When building a high-scale environmental monitoring platform processing real-time sensor data from 50+ sites across Europe, we faced a classic distributed systems challenge: how to maintain data consistency while scaling throughput?

I led the backend architecture for this project, moving from a monolithic cron-based system to an event-driven mesh. The key was keeping the core simple while using robust patterns like Saga Orchestration and Transactional Outbox to handle complexity where it mattered.

The Challenge

The platform needed to ingest thousands of sensor readings per second with strict guarantees:

  • Zero Data Loss: Environmental data is critical; we couldn't drop packets.
  • Transactional Integrity: Updates across inventory, billing, and alerting services had to be consistent.
  • Resilience: A failure in one service (e.g., a third-party API outage) shouldn't crash the pipeline.

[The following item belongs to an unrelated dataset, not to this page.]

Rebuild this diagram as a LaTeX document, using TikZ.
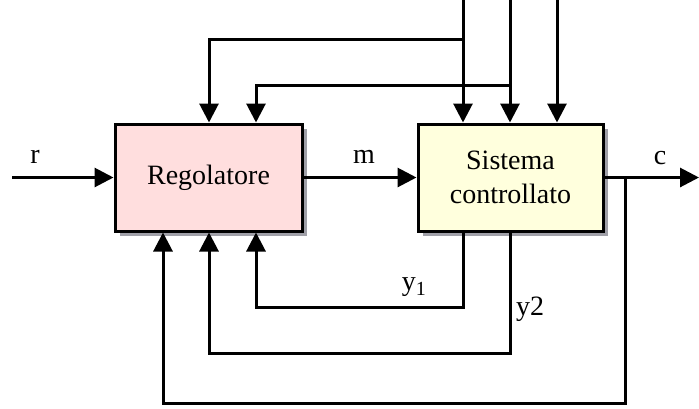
\documentclass[tikz,border=0pt]{standalone}
\usepackage{fontspec}
\setmainfont{Liberation Serif}
\usetikzlibrary{arrows.meta,shadows}
\definecolor{regfill}{RGB}{255,222,222}
\definecolor{sisfill}{RGB}{255,255,221}
\definecolor{shadowgray}{RGB}{160,160,168}
\begin{document}
\begin{tikzpicture}[x=1pt,y=-1pt,
  block/.style={draw=black,line width=3pt,rectangle,minimum width=185pt,minimum height=107pt,
    inner sep=0pt,align=center,font=\fontsize{28}{34}\selectfont,
    drop shadow={shadow xshift=5pt,shadow yshift=-5pt,fill=shadowgray,opacity=1}},
  wire/.style={line width=3pt},
  arr/.style={wire,-{Triangle[length=19pt,width=19pt]}},
  lbl/.style={font=\fontsize{28}{32}\selectfont,inner sep=0pt}]
\useasboundingbox (0,0) rectangle (699,408);
\node[block,fill=regfill,minimum width=187pt] (reg) at (208.5,177.5) {Regolatore};
\node[block,fill=sisfill] (sis) at (510.5,177.5) {Sistema\\controllato};
% input r
\coordinate (rin) at (12,177.5);
\draw[arr] (rin) -- (reg.west);
\node[lbl] (rl) at (35,157) {r};
% m
\draw[arr] (reg.east) -- (sis.west);
\node[lbl] (ml) at (364,157) {m};
% output c
\coordinate (cout) at (699,177.5);
\coordinate (cj) at (625,177.5);
\draw[arr] (sis.east) -- (cout);
\node[lbl] (cl) at (660,158) {c};
% top disturbance inputs
\coordinate (t1) at (463,0);
\coordinate (t2) at (510,0);
\coordinate (t3) at (557,0);
\draw[arr] (t1) -- (t1 |- sis.north);
\draw[arr] (t2) -- (t2 |- sis.north);
\draw[arr] (t3) -- (t3 |- sis.north);
% feedforward branches
\coordinate (j1) at (463,39);
\coordinate (j2) at (510,85);
\coordinate (a1) at (209,39);
\coordinate (a2) at (256,85);
\draw[arr] (j1) -- (a1) -- (a1 |- reg.north);
\draw[arr] (j2) -- (a2) -- (a2 |- reg.north);
% feedback y1
\coordinate (y1a) at (463,307);
\coordinate (y1b) at (256,307);
\draw[arr] (y1a |- sis.south) -- (y1a) -- (y1b) -- (y1b |- reg.south);
\node[lbl] (y1l) at (414,287) {y\textsubscript{\fontsize{20}{22}\selectfont 1}};
% feedback y2
\coordinate (y2a) at (510,353);
\coordinate (y2b) at (209,353);
\draw[arr] (y2a |- sis.south) -- (y2a) -- (y2b) -- (y2b |- reg.south);
\node[lbl] (y2l) at (530,309) {y2};
% feedback c
\coordinate (ca) at (625,403);
\coordinate (cb) at (163,403);
\draw[arr] (cj) -- (ca) -- (cb) -- (cb |- reg.south);
\end{tikzpicture}
\end{document}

Architecture: Simplify to Scale

We avoided over-engineering the message bus. instead of complex streaming topologies, we used Kafka as a durable log and pushed logic to the edges using specific patterns.

1. The Transactional Outbox Pattern

One of the hardest problems in microservices is dual-writing: updating your database and publishing an event. If one fails, you're inconsistent.

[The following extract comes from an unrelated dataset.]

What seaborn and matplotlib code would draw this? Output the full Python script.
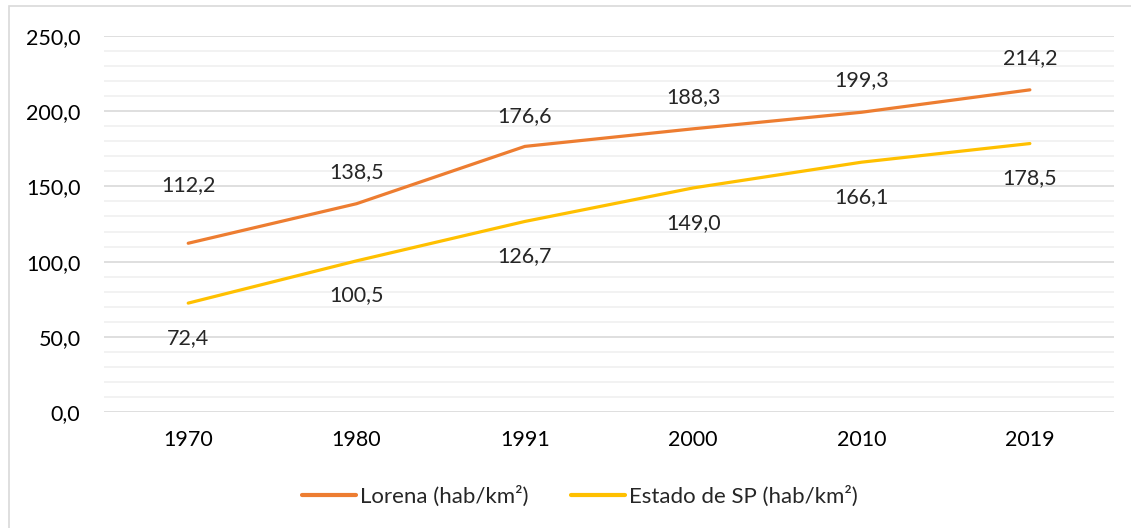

We solved this with the Outbox Pattern. Instead of publishing directly to Kafka, services write the event to a local SQL table in the same transaction as their business data.

// Inside a transaction
await prisma.$transaction(async (tx) => {
  // 1. Update business entity
  const sensor = await tx.sensor.update({
    where: { id: payload.sensorId },
    data: { lastReading: payload.value }
  });
 
  // 2. Write event to outbox table
  await tx.outbox.create({
    data: {
      aggregateId: sensor.id,
      type: "SensorReadingProcessed",
      payload: JSON.stringify(payload),
      status: "PENDING"
    }
  });
});
 
// Separate worker process publishes pending events to Kafka
// This ensures we never lose an event if the message broker is down

2. Saga Orchestration for Complex Workflows

For workflows spanning multiple services—like onboarding a new sensor site—we used a Saga Orchestrator.

Instead of services talking directly to each other (choreography), which gets messy, a central Orchestrator service listens for events and commands the next step.

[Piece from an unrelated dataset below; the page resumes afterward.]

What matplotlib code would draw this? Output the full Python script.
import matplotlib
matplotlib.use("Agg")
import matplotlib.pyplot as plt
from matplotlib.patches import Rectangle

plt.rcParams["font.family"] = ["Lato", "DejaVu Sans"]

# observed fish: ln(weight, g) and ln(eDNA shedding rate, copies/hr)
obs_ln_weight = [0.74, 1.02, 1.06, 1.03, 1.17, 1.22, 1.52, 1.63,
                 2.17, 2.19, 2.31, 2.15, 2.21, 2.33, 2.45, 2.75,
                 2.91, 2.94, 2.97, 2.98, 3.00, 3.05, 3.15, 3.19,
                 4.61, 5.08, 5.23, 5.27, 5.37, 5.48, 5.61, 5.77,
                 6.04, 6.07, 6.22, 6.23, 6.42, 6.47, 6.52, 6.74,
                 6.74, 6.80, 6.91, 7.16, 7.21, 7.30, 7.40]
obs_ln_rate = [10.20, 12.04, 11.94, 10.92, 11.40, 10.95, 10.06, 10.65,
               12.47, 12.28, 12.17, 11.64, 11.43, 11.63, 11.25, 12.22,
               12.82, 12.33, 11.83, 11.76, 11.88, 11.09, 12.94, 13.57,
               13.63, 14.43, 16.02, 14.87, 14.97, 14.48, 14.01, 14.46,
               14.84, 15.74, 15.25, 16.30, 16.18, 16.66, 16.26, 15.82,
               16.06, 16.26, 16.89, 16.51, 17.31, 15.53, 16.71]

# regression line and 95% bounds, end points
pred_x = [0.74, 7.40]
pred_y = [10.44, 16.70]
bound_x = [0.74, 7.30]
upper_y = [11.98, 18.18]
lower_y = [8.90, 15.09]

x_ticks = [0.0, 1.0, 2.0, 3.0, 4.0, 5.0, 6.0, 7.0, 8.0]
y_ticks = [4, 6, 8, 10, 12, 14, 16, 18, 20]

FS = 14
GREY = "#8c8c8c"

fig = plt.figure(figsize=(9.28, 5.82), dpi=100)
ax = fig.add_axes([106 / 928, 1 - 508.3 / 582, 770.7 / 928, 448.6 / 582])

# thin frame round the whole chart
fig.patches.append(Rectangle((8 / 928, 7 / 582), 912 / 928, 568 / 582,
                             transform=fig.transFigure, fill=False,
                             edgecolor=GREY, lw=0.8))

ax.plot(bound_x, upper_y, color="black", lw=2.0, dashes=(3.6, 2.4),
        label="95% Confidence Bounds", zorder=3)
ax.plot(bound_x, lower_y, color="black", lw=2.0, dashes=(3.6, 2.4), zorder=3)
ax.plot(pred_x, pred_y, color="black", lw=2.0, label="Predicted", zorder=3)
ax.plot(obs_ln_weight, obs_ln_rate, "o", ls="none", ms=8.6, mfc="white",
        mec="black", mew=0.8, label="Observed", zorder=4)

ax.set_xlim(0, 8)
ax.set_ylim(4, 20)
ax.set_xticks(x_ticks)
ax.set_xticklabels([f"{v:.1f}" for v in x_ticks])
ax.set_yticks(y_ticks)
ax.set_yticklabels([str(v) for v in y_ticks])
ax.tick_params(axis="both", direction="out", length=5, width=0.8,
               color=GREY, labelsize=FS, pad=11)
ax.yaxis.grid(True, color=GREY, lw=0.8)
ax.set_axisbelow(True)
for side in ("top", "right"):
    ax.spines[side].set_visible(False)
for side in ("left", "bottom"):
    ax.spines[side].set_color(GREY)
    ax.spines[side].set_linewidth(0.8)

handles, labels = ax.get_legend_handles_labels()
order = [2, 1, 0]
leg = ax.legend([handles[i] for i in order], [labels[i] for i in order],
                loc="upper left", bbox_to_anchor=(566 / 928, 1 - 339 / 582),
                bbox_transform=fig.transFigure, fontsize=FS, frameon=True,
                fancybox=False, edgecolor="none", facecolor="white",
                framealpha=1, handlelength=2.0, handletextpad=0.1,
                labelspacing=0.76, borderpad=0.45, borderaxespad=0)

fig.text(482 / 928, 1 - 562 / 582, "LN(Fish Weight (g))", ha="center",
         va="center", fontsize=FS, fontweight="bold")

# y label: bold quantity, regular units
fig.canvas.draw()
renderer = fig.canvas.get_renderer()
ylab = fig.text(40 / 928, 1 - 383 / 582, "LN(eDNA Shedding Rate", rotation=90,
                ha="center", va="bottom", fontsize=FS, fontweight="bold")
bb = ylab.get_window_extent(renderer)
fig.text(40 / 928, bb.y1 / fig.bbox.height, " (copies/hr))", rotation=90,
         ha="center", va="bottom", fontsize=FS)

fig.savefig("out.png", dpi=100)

Example: Site Onboarding Saga

  1. Admin Service: Creates Site → Emits SiteCreated
  2. Orchestrator: Listens to SiteCreated → Commands Device Service: ProvisionSensors
  3. Device Service: Provisions → Emits SensorsProvisioned
  4. Orchestrator: Listens to SensorsProvisioned → Commands Billing Service: InitializeSubscription
  5. Billing Service: Fails (Card declined) → Emits SubscriptionFailed
  6. Orchestrator: Compensating Transaction → Commands Device Service: DeprovisionSensors

This kept our business logic visible in one place rather than scattered across five services.

3. Simplified Kafka Usage

We kept Kafka usage boringly simple to maximize reliability:

  • Topics as Logs: Topics were immutable streams of domain events (sensor.created, reading.ingested).
  • Idempotent Consumers: Every consumer tracked processed message IDs in Redis to handle duplicate deliveries (at-least-once delivery).
  • Dead Letter Queues (DLQ): Failed messages were routed to a DLQ after 3 retries, preventing "poison pill" messages from clogging the pipe.
// Idempotency check with Redis
async function processEvent(event: SensorEvent) {
  const key = `processed:${event.id}`;
  const isProcessed = await redis.setnx(key, "1");
  
  if (!isProcessed) {
    logger.info("Skipping duplicate message", { id: event.id });
    return;
  }
 
  try {
    await handleBusinessLogic(event);
    await redis.expire(key, 86400); // Keep history for 24h
  } catch (err) {
    await redis.del(key); // Allow retry on failure
    throw err;
  }
}

Infrastructure: AWS & Operational Maturity

We hosted this on AWS with a focus on managed services to reduce operational overhead:

  • MSK (Managed Kafka): Handled the heavy lifting of cluster management.
  • ECS Fargate: Ran our Node.js microservices without managing servers.
  • Redis (ElastiCache): Served as our high-speed layer for idempotency checks and rate limiting.
  • Aurora Postgres: Primary data store for services.

Results

By sticking to these proven patterns, we achieved:

  • 99.95% Reliability: The Outbox pattern eliminated data inconsistencies.
  • 10x Throughput: Decoupling services with Kafka allowed us to buffer spikes during storms.
  • Debuggability: The Saga orchestrator made it trivial to trace exactly where a workflow failed.

Wrapping Up

Distributed systems don't need to be complicated to be effective. By using the Transactional Outbox for safety and Sagas for coordination, we built a system that was robust enough for critical environmental data but simple enough for a small team to maintain.

If you're designing event-driven systems, start with these patterns. They solve the hardest problems—consistency and coordination—before they bite you.